In an article on this site, Alexandra Stevenson discusses the issue of declining attendance at U.S. Nationals. Ticket sales are down in the U.S. for the second year in a row, and at the Four Continents Championships held in Canada two weeks later, attendance was dreadful. ISU Council Member Courtney Jones, O.B.E. and ISU Vice-President for Figure Skating David Dore both commented there that the ISU would be taking a close look at the Championships in the near future in the context of its great cost and limited attendance.
Throughout this season USFSA, Skate Canada and the ISU have been trying a variety of gimmicks to increase audience appeal. This has ranged from stirring music (I know now when the angelic choir bursts forth with the citius, altius, fortius theme, its time to gather up my things and head out from the press room), cutesy videos, off-ice musical interludes (including amateur night at the Grand Prix Final Exhibition), and more. It is not obvious that any of this has helped. In five major events so far this season, I didn't hear anyone exclaim that any of this new fluff motivated them to rush back to another event (or to urge their friends to do so).
I always though people came to the event to see the skating. To my mind, perhaps the problem is that major skating events have gotten to be just too much of an ordeal to watch because they take so long to complete. Over the years it seems the time taken between the skaters to read the marks (and do whatever) just gets longer and longer -- 2 1/2 to 3 minutes per skater now, or more. At U.S. Nationals several coaches remarked that the delays between skaters had become excessive. The difference between the Novice events at U.S. Nationals (that use closed judging) and the Junior and Senior events (that use open judging) was striking. The Novice events just flew along with little interruption to the action. They were a joy to watch. The Junior and Senior events at times was like waiting for paint to dry so you could apply the next coat.
Maybe the way to keep peoples' attention and maintain a high energy level in the arena is to move things along by reducing the time it takes to complete events. At a large event it typically take three to four times the duration of skating to complete the event. For example, one hour of actual skating of short programs can take as long as four hours to complete! Far longer than your typical baseball, football, basketball or hockey game.
As long as everyone has started experimenting with ways to improve events to increase public interest, why not try the experiment of reducing the time it takes to complete an event segment by 25% -- that's up to one hour in a large event. My crystal ball says this would be good for everyone.

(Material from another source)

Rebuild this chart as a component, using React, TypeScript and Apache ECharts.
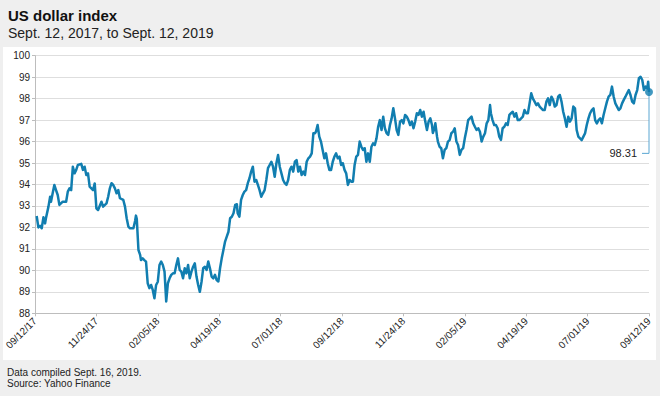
import React, { useEffect, useRef } from "react";
import * as echarts from "echarts";

// Days since Sept. 12, 2017
const dayOffsets = [
  2, 4, 6, 8, 10, 12, 13, 16, 18, 19, 21, 23, 25, 27, 29, 33, 37, 39, 41, 43, 45, 47, 49, 51, 55, 57, 59, 61, 63, 65, 69, 71, 73, 75, 79, 81, 85, 87, 89, 91, 93, 95, 97, 99, 101, 105, 107, 109, 111, 113, 117, 119, 120, 121,
  123, 125, 126, 128, 130, 132, 134, 136, 138, 140, 142, 144, 146, 148, 150, 152, 154, 156, 158, 160, 162, 164, 166, 168, 170, 172, 174, 176, 178, 180, 182, 184, 186, 188, 190, 192, 194, 196, 198, 200, 202, 204, 206, 208, 210, 212, 214, 216, 218, 220, 222, 224, 226, 228, 230, 232, 234, 236, 238, 240, 241,
  243, 245, 247, 249, 251, 253, 255, 257, 259, 261, 263, 265, 267, 269, 271, 273, 275, 277, 279, 281, 283, 285, 287, 289, 291, 293, 295, 297, 299, 301, 303, 305, 307, 309, 311, 313, 315, 317, 319, 321, 323, 325, 327, 329, 331, 333, 334, 336, 338, 340, 342, 344, 346, 348, 350, 352, 354, 356, 358, 360,
  362, 364, 366, 368, 370, 372, 374, 376, 378, 380, 382, 384, 386, 388, 390, 392, 394, 396, 398, 400, 402, 404, 406, 408, 410, 412, 414, 416, 418, 420, 422, 424, 426, 428, 430, 432, 434, 436, 438, 440, 442, 444, 446, 448, 450, 452, 454, 456, 458, 460, 462, 464, 466, 468, 470, 472, 473, 475,
  476, 478, 479, 481, 483, 485, 487, 489, 491, 493, 495, 497, 499, 501, 503, 505, 507, 509, 511, 513, 515, 517, 519, 521, 523, 525, 527, 529, 531, 533, 535, 537, 539, 541, 542, 544, 546, 548, 550, 552, 554, 556, 558, 560, 562, 564, 566, 568, 570, 572, 574, 576, 578, 580, 582, 584, 586, 588, 590, 592, 594, 596, 598, 600, 602, 604,
  606, 608, 610, 612, 614, 616, 618, 620, 622, 624, 626, 628, 630, 632, 634, 636, 638, 640, 642, 644, 646, 648, 650, 652, 654, 656, 658, 660, 662, 664, 666, 668, 670, 672, 674, 676, 678, 680, 682, 684, 686, 688, 690, 692, 694, 696, 698, 700, 702, 704, 706, 708, 710, 712, 714, 716, 718, 720, 722, 724, 726, 728, 729, 730,
];

const indexValues = [
  92.53, 92.0, 92.07, 91.96, 92.47, 92.19, 92.43, 92.97, 93.43, 93.2, 93.59, 93.98, 93.74, 93.51, 93.05, 93.2, 93.2, 93.67, 93.82, 93.74, 94.83, 94.52, 94.68, 94.91, 94.96, 94.68, 94.83, 94.44, 94.52, 93.9, 93.74, 94.05, 92.89, 92.81, 93.2, 92.97, 93.12, 93.43, 93.82, 94.06, 93.98, 93.82, 93.59, 93.74, 93.36, 93.28, 92.97, 92.43, 92.04, 91.96, 91.96, 92.3, 92.55, 92.4,
  90.95, 90.72, 90.48, 90.56, 90.48, 90.41, 89.4, 89.17, 89.32, 89.09, 88.7, 89.32, 89.47, 90.25, 90.41, 90.25, 89.94, 88.55, 89.4, 89.63, 89.79, 89.86, 89.86, 90.25, 90.56, 90.02, 89.94, 89.63, 90.1, 89.86, 90.25, 89.63, 89.94, 90.17, 90.33, 89.71, 89.32, 89.0, 89.47, 90.1, 90.17, 90.02, 90.41, 90.1, 89.71, 89.63, 89.79, 89.55, 89.48, 90.1, 90.56, 90.95, 91.34, 91.57, 91.8, 92.43, 92.5, 92.66, 93.05, 93.08, 92.66,
  92.5, 93.28, 93.51, 93.67, 93.74, 94.06, 94.29, 94.6, 94.83, 94.13, 94.21, 93.98, 93.74, 93.43, 93.59, 93.74, 94.21, 94.76, 94.91, 95.06, 94.83, 94.36, 94.99, 95.37, 94.83, 94.52, 94.21, 94.06, 93.98, 94.21, 94.68, 94.83, 94.6, 95.06, 95.14, 94.6, 94.83, 94.44, 94.6, 94.44, 95.06, 95.22, 95.3, 95.45, 96.39, 96.39, 96.46, 96.77, 96.23, 96.0, 95.61, 95.22, 95.45, 94.99, 94.68, 94.68, 95.06, 95.3, 95.45, 95.22,
  95.3, 94.91, 94.99, 94.68, 94.52, 93.98, 94.21, 94.13, 94.13, 94.91, 95.3, 95.38, 96.0, 95.76, 95.61, 95.69, 95.06, 95.45, 95.06, 95.76, 95.92, 95.84, 96.15, 96.69, 97.0, 96.54, 97.16, 96.62, 96.39, 96.31, 96.77, 97.08, 97.55, 97.08, 96.54, 96.31, 96.93, 97.0, 96.85, 97.24, 97.16, 97.0, 96.77, 96.93, 96.62, 96.93, 97.32, 97.24, 97.47, 97.16, 97.39, 96.93, 96.54, 96.93, 97.08, 96.77, 96.4, 96.62,
  96.85, 96.23, 96.0, 95.76, 95.69, 95.22, 95.61, 95.69, 96.0, 96.07, 96.39, 96.46, 96.62, 96.0, 95.84, 95.38, 95.61, 95.69, 96.15, 96.54, 97.0, 97.08, 97.16, 96.85, 96.69, 96.54, 96.62, 96.46, 96.0, 96.23, 96.39, 96.85, 97.0, 97.7, 97.32, 97.0, 96.77, 96.77, 96.62, 96.23, 96.08, 96.62, 96.69, 96.85, 96.77, 97.24, 97.32, 97.39, 97.16, 97.32, 97.0, 97.0, 97.08, 97.16, 97.47, 97.32, 97.32, 97.78, 98.25, 98.0, 97.86, 97.7, 97.78, 97.63, 97.55, 97.47,
  97.47, 97.86, 98.01, 97.7, 98.09, 97.94, 97.63, 97.7, 98.09, 98.17, 97.86, 97.39, 97.08, 96.69, 97.16, 96.93, 97.08, 97.63, 97.55, 96.54, 96.23, 96.15, 96.07, 96.23, 96.39, 96.77, 97.08, 97.32, 97.47, 97.55, 97.0, 96.85, 97.0, 97.08, 96.85, 97.24, 97.55, 97.86, 98.09, 98.17, 98.56, 98.09, 97.78, 97.63, 97.47, 97.55, 97.78, 97.94, 98.09, 98.25, 98.4, 98.17, 97.86, 97.78, 98.17, 98.4, 98.95, 99.02, 98.87, 98.4, 98.56, 98.48, 98.79, 98.31,
];

const startDateUTC = Date.UTC(2017, 8, 12);
const xTickDays = 73;
const xMaxDays = 730;
const yMin = 88;
const yMax = 100;
const yStep = 1;
const leaderLowValue = 95.45;
const lastLabel = "98.31";

const titleText = "US dollar index";
const subtitleText = "Sept. 12, 2017, to Sept. 12, 2019";
const noteText = "Data compiled Sept. 16, 2019.";
const sourceText = "Source: Yahoo Finance";

const LINE = "#117eb0";
const FONT = "'Liberation Sans', Arial, sans-serif";

function fmtDate(days: number): string {
  const d = new Date(startDateUTC + Math.round(days) * 86400000);
  const mm = String(d.getUTCMonth() + 1).padStart(2, "0");
  const dd = String(d.getUTCDate()).padStart(2, "0");
  const yy = String(d.getUTCFullYear() % 100).padStart(2, "0");
  return `${mm}/${dd}/${yy}`;
}

export default function App() {
  const ref = useRef<HTMLDivElement>(null);
  useEffect(() => {
    document.body.style.margin = "0";
    const chart = echarts.init(ref.current!, null, { renderer: "svg" });
    const data = dayOffsets.map((d, i) => [d, indexValues[i]]);
    const last = data[data.length - 1];
    chart.setOption({
      animation: false,
      backgroundColor: "transparent",
      grid: { left: 35, right: 11, top: 55.7, bottom: 82.7, containLabel: false },
      xAxis: {
        type: "value",
        min: 0,
        max: xMaxDays,
        interval: xTickDays,
        axisLine: { show: true, lineStyle: { color: "#bdbdbd", width: 1 } },
        axisTick: { show: true, length: 3, lineStyle: { color: "#bdbdbd" } },
        splitLine: { show: false },
        axisLabel: {
          rotate: 45,
          margin: 6,
          fontSize: 10,
          fontFamily: FONT,
          color: "#222",
          formatter: (v: number) => fmtDate(v),
        },
      },
      yAxis: {
        type: "value",
        min: yMin,
        max: yMax,
        interval: yStep,
        axisLine: { show: true, lineStyle: { color: "#bdbdbd", width: 1 } },
        axisTick: { show: true, length: 3, lineStyle: { color: "#bdbdbd" } },
        splitLine: { show: true, lineStyle: { color: "#dedede", width: 1 } },
        axisLabel: { fontSize: 10, fontFamily: FONT, color: "#222", margin: 5 },
      },
      series: [
        {
          type: "line",
          data,
          showSymbol: false,
          symbol: "none",
          lineStyle: { color: LINE, width: 2.5, join: "round" },
          z: 3,
        },
        {
          type: "scatter",
          data: [last],
          symbol: "circle",
          symbolSize: 8,
          itemStyle: { color: LINE },
          z: 4,
        },
      ],
      graphic: [
        { type: "text", style: { text: titleText, x: 8, y: 15, font: `bold 15px ${FONT}`, fill: "#111", verticalAlign: "middle", textVerticalAlign: "middle" } },
        { type: "text", style: { text: subtitleText, x: 8, y: 32.5, font: `14px ${FONT}`, fill: "#222", verticalAlign: "middle", textVerticalAlign: "middle" } },
        { type: "text", style: { text: noteText, x: 7, y: 372, font: `10px ${FONT}`, fill: "#222", verticalAlign: "middle", textVerticalAlign: "middle" } },
        { type: "text", style: { text: sourceText, x: 7, y: 383, font: `10px ${FONT}`, fill: "#222", verticalAlign: "middle", textVerticalAlign: "middle" } },
      ],
    });
    const pTop = chart.convertToPixel({ gridIndex: 0 }, last) as number[];
    const pLow = chart.convertToPixel({ gridIndex: 0 }, [last[0], leaderLowValue]) as number[];
    chart.setOption({
      graphic: [
        { type: "text", style: { text: titleText, x: 8, y: 15, font: `bold 15px ${FONT}`, fill: "#111", verticalAlign: "middle", textVerticalAlign: "middle" } },
        { type: "text", style: { text: subtitleText, x: 8, y: 32.5, font: `14px ${FONT}`, fill: "#222", verticalAlign: "middle", textVerticalAlign: "middle" } },
        { type: "text", style: { text: noteText, x: 7, y: 372, font: `10px ${FONT}`, fill: "#222", verticalAlign: "middle", textVerticalAlign: "middle" } },
        { type: "text", style: { text: sourceText, x: 7, y: 383, font: `10px ${FONT}`, fill: "#222", verticalAlign: "middle", textVerticalAlign: "middle" } },
        {
          type: "polyline",
          z: 2,
          shape: { points: [[pTop[0], pTop[1]], [pLow[0], pLow[1]], [pLow[0] - 7, pLow[1]]] },
          style: { stroke: "#5aa6d2", lineWidth: 1, fill: null },
        },
        {
          type: "text",
          style: { text: lastLabel, x: pLow[0] - 12, y: pLow[1], font: `11px ${FONT}`, fill: "#222", align: "right", textAlign: "right", verticalAlign: "middle", textVerticalAlign: "middle" },
        },
      ],
    });
    return () => chart.dispose();
  }, []);
  return (
    <div style={{ position: "relative", width: 660, height: 396, background: "#efefef", overflow: "hidden" }}>
      <div style={{ position: "absolute", left: 3, top: 47, width: 653, height: 313, background: "#ffffff" }} />
      <div ref={ref} style={{ position: "absolute", left: 0, top: 0, width: 660, height: 396 }} />
    </div>
  );
}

If two minutes were cut out of the time between each skater (reducing it to 30-40 seconds per skater max.) fans would get to spend more of their time in the arena actually watching skating action. They could see a competition without having to invest a third or more of the waking hours of a day. They could get home before midnight without having had all the life sucked out of them! The kiddies in the audience need to be in bed by a decent hour, especially on a school night; and mom and dad have to go to work the next morning.
If you cut one hour from each event segment of a competition the time savings add up. Events would be easier to schedule. Costs might even go down. More importantly attendance, and thus income, would go up. At major skating events attendance at morning and afternoon weekday events is the worst. Only parents, retirees and hard core groupies go to events scheduled at these times. At Four Continents, most sessions (consisting of two event segments) started at 4PM. The arena was nearly deserted. By 5PM the audience started to build and by 6PM most had finally arrived.
If at all possible, weekday events should not be scheduled to start before people have time to arrive after work. Cutting the time to complete each event segment would allow fan-friendly later start times, and earlier finishes, and would likely result in increased ticket sales.
Pity the last skater in a group of six who has to wait an unnecessary extra 10-12 minutes or more to skate -- getting cold, getting nervous, getting stiff again. I suspect most skaters would like to get on with it and get out there. These lengthy delays seems patently unfair to the later skaters in a group.
Regardless of the judging system used, the judges have to pay equal attention and apply consistent judgment to every skater over a long period of time. It is physically and mentally draining. No scoring system can get around the basic facts of human perception that to get judging of uniformly high quality throughout an event, events need to be structured to take the minimum time to complete, with all unnecessary interruptions and distractions to the process eliminated.
In a study to be published in the near future on this site, it is found that judging fatigue sets in far sooner, and has a far larger impact on the quality of the judging of an event, than is generally recognized. In that study it will be shown that even in events with only 12 competitors, the quality of judging for the second warmup is significantly worse than for the first group. When three or more warmup groups are involved the effect is even more extreme, with the quality of the judging in the last group two to three times worse than for the first group. It appears that this effect is more due to the total time spent on an entire event than on the number of competitors in the event. It is a consequence of the limitations of human perception and capabilities, and will be present in all judging systems that use human judges. This fatigue effect would tend to say that instead of skating first being a disadvantage, it is an advantage. This unfair advantage given the earlier skaters can be reduced by decreasing the time it takes to judge events. Plus, the judges and skaters would like to get back to the hotel before midnight too!